ZAGREB, Croatia -- A growing diplomatic row between the United Nations and Croatia over the role of peacekeeping troops and a sharp increase in fighting in Yugoslavia is threatening U.N. deployment plans.
The dispute centers on a refusal by the United Nations to disarm Serbian militias once federal army troops withdraw from three areas of Croatia.
Croatian officials claim that under the terms of a peace agreement signed late last year, the United Nations pledged to disarm any militia units that remain in the three areas after the federal troops leave.
However, they say the United Nations now has decided that local officials, not U.N. troops, will be responsible for disarming the militias when the areas are placed under full U.N. protection next month.
"Each side is responsible for carrying out its commitments under the peace agreement," said U.N. spokesman Fred Eckhard. "We are not going to go after [the militias] like a police force to get them to give up their weapons. It is their own responsibility to comply with the agreement."
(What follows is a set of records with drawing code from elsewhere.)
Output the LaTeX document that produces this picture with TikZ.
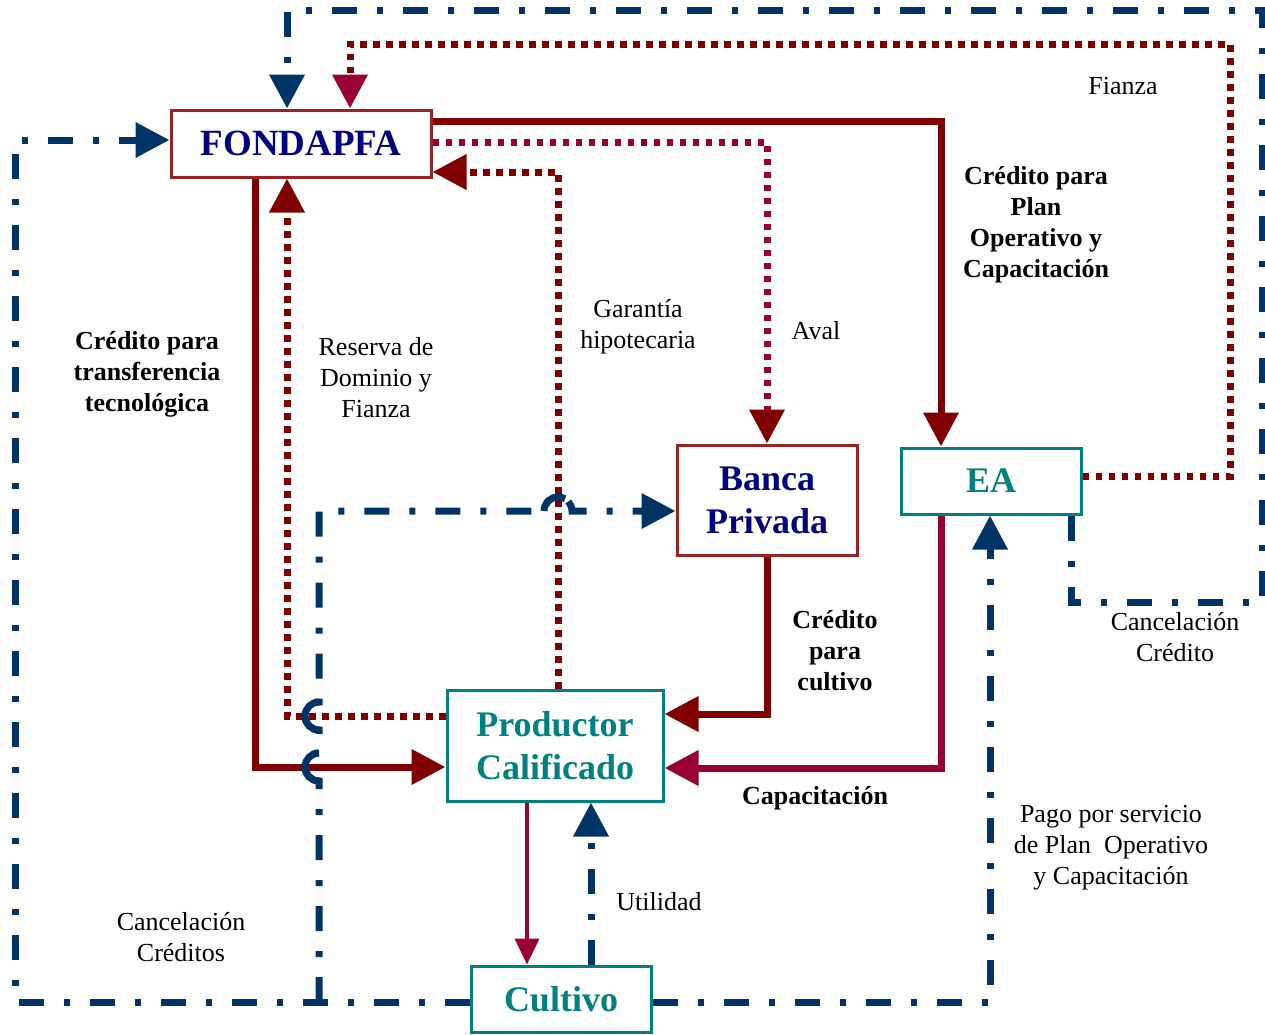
\documentclass[tikz,border=0pt]{standalone}
\usepackage{fontspec}
\setmainfont{Liberation Serif}
\usepackage{tikz}
\usetikzlibrary{arrows.meta}

\definecolor{azul}{RGB}{0,51,102}
\definecolor{granate}{RGB}{128,0,0}
\definecolor{carmin}{RGB}{153,0,51}
\definecolor{marino}{RGB}{0,0,128}
\definecolor{verde}{RGB}{0,128,128}
\definecolor{bordo}{RGB}{153,34,34}

\newcommand{\cajafont}{\fontsize{36}{43}\selectfont\bfseries}
\newcommand{\etqfont}{\fontsize{26}{31}\selectfont}
\newcommand{\etqbfont}{\fontsize{26}{31}\selectfont\bfseries}

\tikzset{
	caja/.style={draw,line width=3pt,inner sep=0pt,align=center,font=\cajafont},
	cajaroja/.style={caja,draw=bordo,text=marino},
	cajaverde/.style={caja,draw=verde,text=verde},
	lleno/.style={line width=7pt},
	punteado/.style={line width=7pt,dash pattern=on 6.5pt off 6.5pt},
	rayapunto/.style={line width=7pt,color=azul,dash pattern=on 25pt off 20pt on 6pt off 20pt},
	punta/.style={-{Triangle[length=34pt,width=34pt]}},
	salto/.style={line width=7pt,color=azul},
	etq/.style={align=center,font=\etqfont},
	etqb/.style={align=center,font=\etqbfont},
}

\begin{document}
\begin{tikzpicture}[x=1pt,y=-1pt]
	
	\useasboundingbox (0,0) rectangle (1265,1034);
	
	\node[cajaroja,minimum width=260pt,minimum height=67pt,font=\fontsize{37}{43}\selectfont\bfseries] (fondapfa) at (301,143.5) {FONDAPFA};
	\node[cajaroja,minimum width=180pt,minimum height=110pt] (banca) at (767,500) {Banca\\Privada};
	\node[cajaverde,minimum width=180pt,minimum height=66pt] (ea) at (991,481) {EA};
	\node[cajaverde,minimum width=216pt,minimum height=111pt] (productor) at (555,745.5) {Productor\\Calificado};
	\node[cajaverde,minimum width=180pt,minimum height=66pt] (cultivo) at (561,999) {Cultivo};
	
	\coordinate (k1) at (941,121);
	\coordinate (k2) at (767,142);
	\coordinate (k3) at (558,172);
	\coordinate (k4) at (287,716);
	\coordinate (k5) at (255,767);
	\coordinate (k6) at (767,714);
	\coordinate (k7) at (941,768);
	\coordinate (k8) at (527,900);
	\coordinate (k9) at (591,900);
	\coordinate (k10) at (990,1002);
	\coordinate (k11) at (15,1002);
	\coordinate (k12) at (15,140);
	\coordinate (k13) at (677,511);
	\coordinate (k14) at (1071,602);
	\coordinate (k15) at (1262,602);
	\coordinate (k16) at (1262,10);
	\coordinate (k17) at (287,10);
	\coordinate (k18) at (1230,476);
	\coordinate (k19) at (1230,44);
	\coordinate (k20) at (350,44);
	\coordinate (rama) at (319,1002);
	
	% flujos de credito
	\draw[lleno,granate,punta] (fondapfa.east |- k1) -- (k1) -- (k1 |- ea.north);
	\draw[lleno,granate,punta] (k5 |- fondapfa.south) -- (k5) -- (productor.west |- k5);
	\draw[lleno,granate,punta] (banca.south) -- (k6) -- (productor.east |- k6);
	\draw[lleno,carmin,punta] (k7 |- ea.south) -- (k7) -- (productor.east |- k7);
	\draw[line width=4pt,carmin,-{Triangle[length=26pt,width=24pt]}] (k8 |- productor.south) -- (k8 |- cultivo.north);
	
	% garantias
	\draw[punteado,carmin,-{Triangle[length=34pt,width=34pt,color=granate]}] (fondapfa.east |- k2) -- (k2) -- (banca.north);
	\draw[punteado,granate,punta] (k3 |- productor.north) -- (k3) -- (fondapfa.east |- k3);
	\draw[punteado,granate,punta] (productor.west |- k4) -- (k4) -- (k4 |- fondapfa.south);
	\draw[punteado,granate,-{Triangle[length=34pt,width=34pt,color=carmin]}] (ea.east |- k18) -- (k18) -- (k19) -- (k20) -- (k20 |- fondapfa.north);
	
	% pagos
	\draw[rayapunto,punta] (k9 |- cultivo.north) -- (k9 |- productor.south);
	\draw[rayapunto,punta] (cultivo.east |- k10) -- (k10) -- (k10 |- ea.south);
	\draw[rayapunto,punta] (cultivo.west |- k11) -- (k11) -- (k12) -- (fondapfa.west |- k12);
	\draw[rayapunto,punta] (k14 |- ea.south) -- (k14) -- (k15) -- (k16) -- (k17) -- (k17 |- fondapfa.north);
	\draw[rayapunto,punta] (rama) -- (319,781) arc[start angle=90,end angle=270,radius=14]
		-- (319,730) arc[start angle=90,end angle=270,radius=14]
		-- (319,511) -- (544,511) arc[start angle=180,end angle=360,radius=14]
		-- (banca.west |- k13);
	
	% saltos en los cruces
	\draw[salto] (319,781) arc[start angle=90,end angle=270,radius=14];
	\draw[salto] (319,730) arc[start angle=90,end angle=270,radius=14];
	\draw[salto] (544,511) arc[start angle=180,end angle=300,radius=14];
	
	\node[etq] (fianza) at (1123,86) {Fianza};
	\node[etqb] (plan) at (1036,225) {Crédito para\\Plan\\Operativo y\\Capacitación};
	\node[etq] (aval) at (816,331) {Aval};
	\node[etq] (garantia) at (638,327) {Garantía\\hipotecaria};
	\node[etq] (reserva) at (376,378) {Reserva de\\Dominio y\\Fianza};
	\node[etqb] (transferencia) at (147,374) {Crédito para\\transferencia\\tecnológica};
	\node[etqb] (paracultivo) at (835,651) {Crédito\\para\\cultivo};
	\node[etqb] (capacitacion) at (815,798) {Capacitación};
	\node[etq] (cancelacion) at (1175,637) {Cancelación\\Crédito};
	\node[etq] (utilidad) at (659,902) {Utilidad};
	\node[etq] (pago) at (1111,848) {Pago por servicio\\de Plan~ Operativo\\y Capacitación};
	\node[etq] (creditos) at (181,937) {Cancelación\\Créditos};
	
\end{tikzpicture}
\end{document}
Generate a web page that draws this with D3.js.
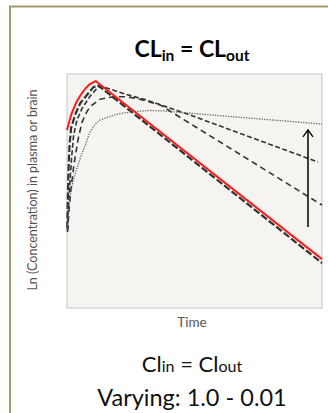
<!DOCTYPE html>
<html>
<head>
<meta charset="utf-8">
<script src="https://cdn.jsdelivr.net/npm/d3@7"></script>
<style>
  body { margin: 0; background: #fff; }
  svg { display: block; font-family: Lato, "Open Sans", sans-serif; }
</style>
</head>
<body>
<svg id="chart" width="328" height="413"></svg>
<script>
// time (arbitrary units 0-100) and ln(concentration) (arbitrary units 0-100)
const redTime = [0, 1.6, 3.5, 5.1, 7.2, 9.0, 11.2, 100];
const redConc = [76.1, 82.5, 87.6, 90.6, 93.8, 95.7, 97.0, 20.9];

const longDashTime = [0.1, 0.3, 0.6, 1.0, 1.6, 3.3, 5.2, 7.8, 10.2, 12.0, 100];
const longDashConc = [34.2, 46.2, 59.0, 69.7, 76.9, 82.9, 87.5, 91.0, 94.2, 95.3, 19.2];

const dashTime = [0.2, 0.6, 1.2, 1.8, 2.6, 3.9, 5.9, 9.1, 12.5, 15.6, 23.4, 31.1, 48.2, 98.4];
const dashConc = [33.3, 44.0, 54.7, 64.1, 73.9, 80.3, 85.3, 90.6, 94.7, 94.0, 91.2, 88.9, 82.5, 62.4];

const wideDashTime = [0.2, 0.8, 1.6, 2.7, 4.3, 5.8, 7.5, 9.0, 12.9, 18.2, 22.7, 27.3, 36.5, 48.2, 100];
const wideDashConc = [32.5, 41.9, 51.3, 61.1, 71.8, 79.1, 83.3, 86.0, 89.2, 90.3, 90.3, 89.6, 86.8, 78.9, 44.0];

const dotTime = [0, 1.3, 2.5, 3.9, 5.5, 7.2, 9.0, 11.1, 12.9, 16.1, 19.9, 25.5, 32.5, 38.4, 44.3, 100];
const dotConc = [34.2, 48.7, 54.7, 59.8, 64.9, 69.7, 75.2, 78.6, 80.3, 81.6, 82.9, 83.9, 84.4, 84.2, 83.6, 78.6];

// arrow showing direction of decreasing clearance
const arrowTime = [94.5, 94.5];
const arrowConc = [34.6, 76.1];

const series = [
  { name: "1.0", time: longDashTime, conc: longDashConc, color: "#333", width: 2.2, dash: "7,2.5" },
  { name: "0.3", time: wideDashTime, conc: wideDashConc, color: "#333", width: 1.6, dash: "6,4" },
  { name: "0.1", time: dashTime, conc: dashConc, color: "#333", width: 1.6, dash: "5,2.5" },
  { name: "0.01", time: dotTime, conc: dotConc, color: "#666", width: 1.3, dash: "1.3,1.3" },
  { name: "plasma", time: redTime, conc: redConc, color: "#ff1a1a", width: 2, dash: null },
];

class ClearanceChart {
  constructor(selector) {
    this.svg = d3.select(selector);
    this.x = d3.scaleLinear().domain([0, 100]).range([67, 322]);
    this.y = d3.scaleLinear().domain([0, 100]).range([308, 74]);
  }

  render() {
    this.drawFrame();
    this.drawPlotArea();
    this.drawCurves();
    this.drawArrow();
    this.drawLabels();
  }

  drawFrame() {
    this.svg
      .append("rect")
      .attr("x", 10)
      .attr("y", 6.5)
      .attr("width", 400)
      .attr("height", 500)
      .attr("fill", "none")
      .attr("stroke", "#a19c70")
      .attr("stroke-width", 2);
  }

  drawPlotArea() {
    const [x0, x1] = this.x.range();
    const [y0, y1] = this.y.range();
    this.svg
      .append("rect")
      .attr("x", x0)
      .attr("y", y1)
      .attr("width", x1 - x0)
      .attr("height", y0 - y1)
      .attr("fill", "#f5f4f0")
      .attr("stroke", "#cfcfcf")
      .attr("stroke-width", 1.2);
  }

  drawCurves() {
    const line = d3
      .line()
      .x((d) => this.x(d[0]))
      .y((d) => this.y(d[1]));

    this.svg
      .append("g")
      .attr("class", "curves")
      .selectAll("path")
      .data(series)
      .join("path")
      .attr("d", (s) => line(d3.zip(s.time, s.conc)))
      .attr("fill", "none")
      .attr("stroke", (s) => s.color)
      .attr("stroke-width", (s) => s.width)
      .attr("stroke-dasharray", (s) => s.dash)
      .attr("stroke-linejoin", "round");
  }

  drawArrow() {
    const ax = this.x(arrowTime[0]);
    const yBottom = this.y(arrowConc[0]);
    const yTop = this.y(arrowConc[1]);
    const g = this.svg.append("g").attr("stroke", "#000").attr("fill", "none");
    g.append("line")
      .attr("x1", ax)
      .attr("x2", this.x(arrowTime[1]))
      .attr("y1", yBottom)
      .attr("y2", yTop)
      .attr("stroke-width", 1.5);
    g.append("path")
      .attr("d", `M${ax - 5},${yTop + 7}L${ax},${yTop}L${ax + 5},${yTop + 7}`)
      .attr("stroke-width", 1.3);
  }

  drawLabels() {
    const cx = 192;

    const title = this.svg
      .append("text")
      .attr("x", cx)
      .attr("y", 57)
      .attr("text-anchor", "middle")
      .attr("font-size", 23)
      .attr("font-weight", "bold")
      .attr("fill", "#000");
    title.append("tspan").text("CL");
    title.append("tspan").attr("font-size", 15.5).attr("dy", 4).text("in");
    title.append("tspan").attr("dy", -4).text(" = CL");
    title.append("tspan").attr("font-size", 15.5).attr("dy", 4).text("out");

    this.svg
      .append("text")
      .attr("transform", `translate(37,190) rotate(-90)`)
      .attr("text-anchor", "middle")
      .attr("font-size", 12.5)
      .attr("fill", "#555")
      .text("Ln (Concentration) in plasma or brain");

    this.svg
      .append("text")
      .attr("x", cx)
      .attr("y", 327)
      .attr("text-anchor", "middle")
      .attr("font-size", 13.5)
      .attr("fill", "#555")
      .text("Time");

    const sub = this.svg
      .append("text")
      .attr("x", cx)
      .attr("y", 372)
      .attr("text-anchor", "middle")
      .attr("font-size", 22)
      .attr("fill", "#111");
    sub.append("tspan").text("Cl");
    sub.append("tspan").attr("font-size", 16).text("in");
    sub.append("tspan").text(" = Cl");
    sub.append("tspan").attr("font-size", 16).text("out");

    this.svg
      .append("text")
      .attr("x", cx)
      .attr("y", 406)
      .attr("text-anchor", "middle")
      .attr("font-size", 23.5)
      .attr("fill", "#111")
      .text("Varying: 1.0 - 0.01");
  }
}

document.addEventListener("DOMContentLoaded", () => {
  const chart = new ClearanceChart("#chart");
  chart.render();
});
</script>
</body>
</html>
Croatian officials say the United Nations is shirking its responsibilities. They believe that the U.N. decision will allow the militias to keep their weapons, because most local officials in the protected areas are Serbs.
"It is [the U.N.'s] job to disarm the militias in the occupied areas," said Mario Nobilo, a top adviser to Croatian President Franjo Tudjman. "If they leave the disarming to local authorities, there will be no demilitarization of the occupied areas."
The disagreement coincides with a sharp increase in fighting in Croatia and the neighboring republic of Bosnia, leaving more than 30 people dead and 60 wounded since March 21.
Croatian officials say the U.N.'s slow implementation of the peace plan is responsible for the recent surge of violence.
"The conflict is escalating and the U.N.'s tactic of delaying their deployment is damaging the peace plan," said one Croatian official. "The longer they wait, the more chance there is that the war will resume. We are very frustrated with the way the U.N. is handling this."